Seanad debates

Thursday, 17 July 2014

Strategic Banking Corporation of Ireland Bill 2014: Committee Stage

 

12:45 pm

Photo of Michael NoonanMichael Noonan (Limerick City, Fine Gael) | Oireachtas source

I welcome the constructive intention of the Senator's proposal to amend the section dealing with the purposes of this legislation, but I am not in a position to accept it. The business model of the strategic banking corporation of Ireland is based primarily on the on-lending model which is operated successfully by KfW in Germany, ICO in Spain and others. The SBCI is being set up initially as a wholesale funder that will work with various on-lenders. The objective is to minimise the overhead expense of the operation and leverage the existing networks and capabilities of on-lenders for the benefit of SMEs.

In building any organisation from start up, it is practical to phase in its development. Where we are seeking to deliver funding to SMEs in the quickest and most cost-effective way, it is appropriate initially to have on-lending arrangements with institutions that have existing networks throughout the country. In a situation where commercial banks work with the SBCI and new competitors are facilitated and welcomed, an additional branch network on its own would add no value. Given that the vast majority of loans issued to the SME sector in this country are for amounts of less than €100,000, a cost-effective on-lending model works best. Direct lending is more likely to address larger borrowing requirements and can, therefore, be facilitated from the SBCI's own infrastructure.

In this way, the SBCI will ensure SMEs receive the best value possible. Critically, however, the provision of credit directly from the corporation is not precluded under the legislation. Although the intention is to facilitate indirect lending in the first instance, a combination of the provisions in subsections 2(b)(ii) and 8(1)(a) will ensure both direct and indirect lending are possible.
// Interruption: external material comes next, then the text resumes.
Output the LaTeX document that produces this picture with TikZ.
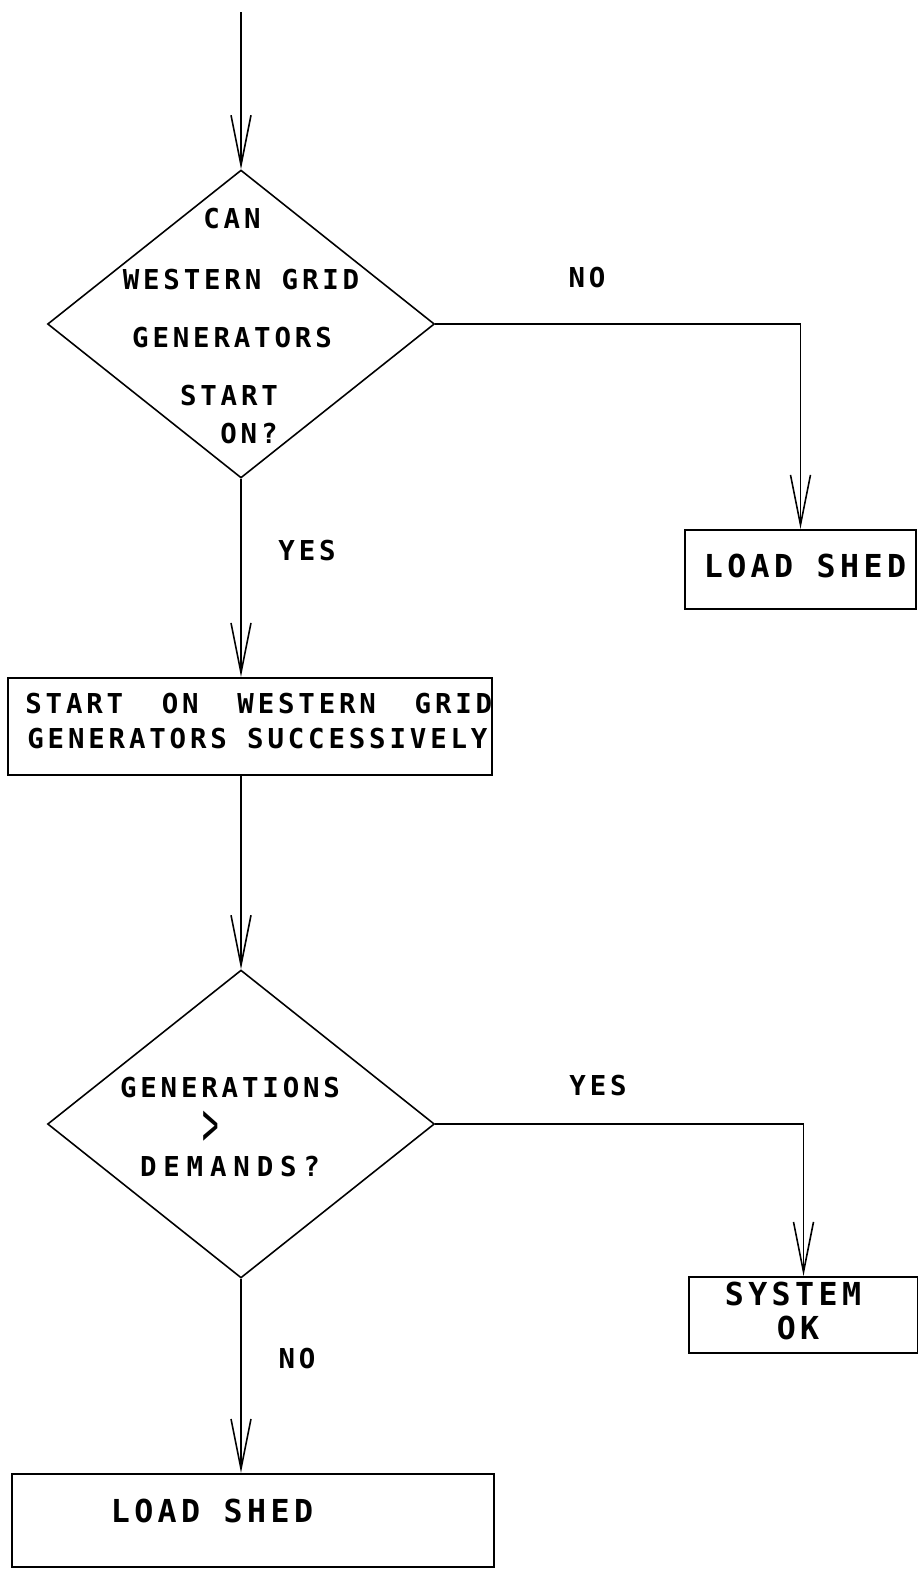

Indeed, these sections legally empower the corporation to become involved in direct lending. This is likely to happen in the medium term once the organisation is up and running. Consequently, the amendment is not necessary.

Comments

anne flynn
Posted on 18 Jul 2014 12:50 pm (This comment has been reported to moderators)

A More important question needs to be asked like what is the rate of interest Ireland will have to pay to facilitate this strategy. It must be kept in mind that we are still paying unsecured loans to prop up the European banking system and especially into the German banks. Ireland presently carries 42% of the banking crisis debt, and this does not include the accumulating interest to be paid back to these banks. This just rings of more debt.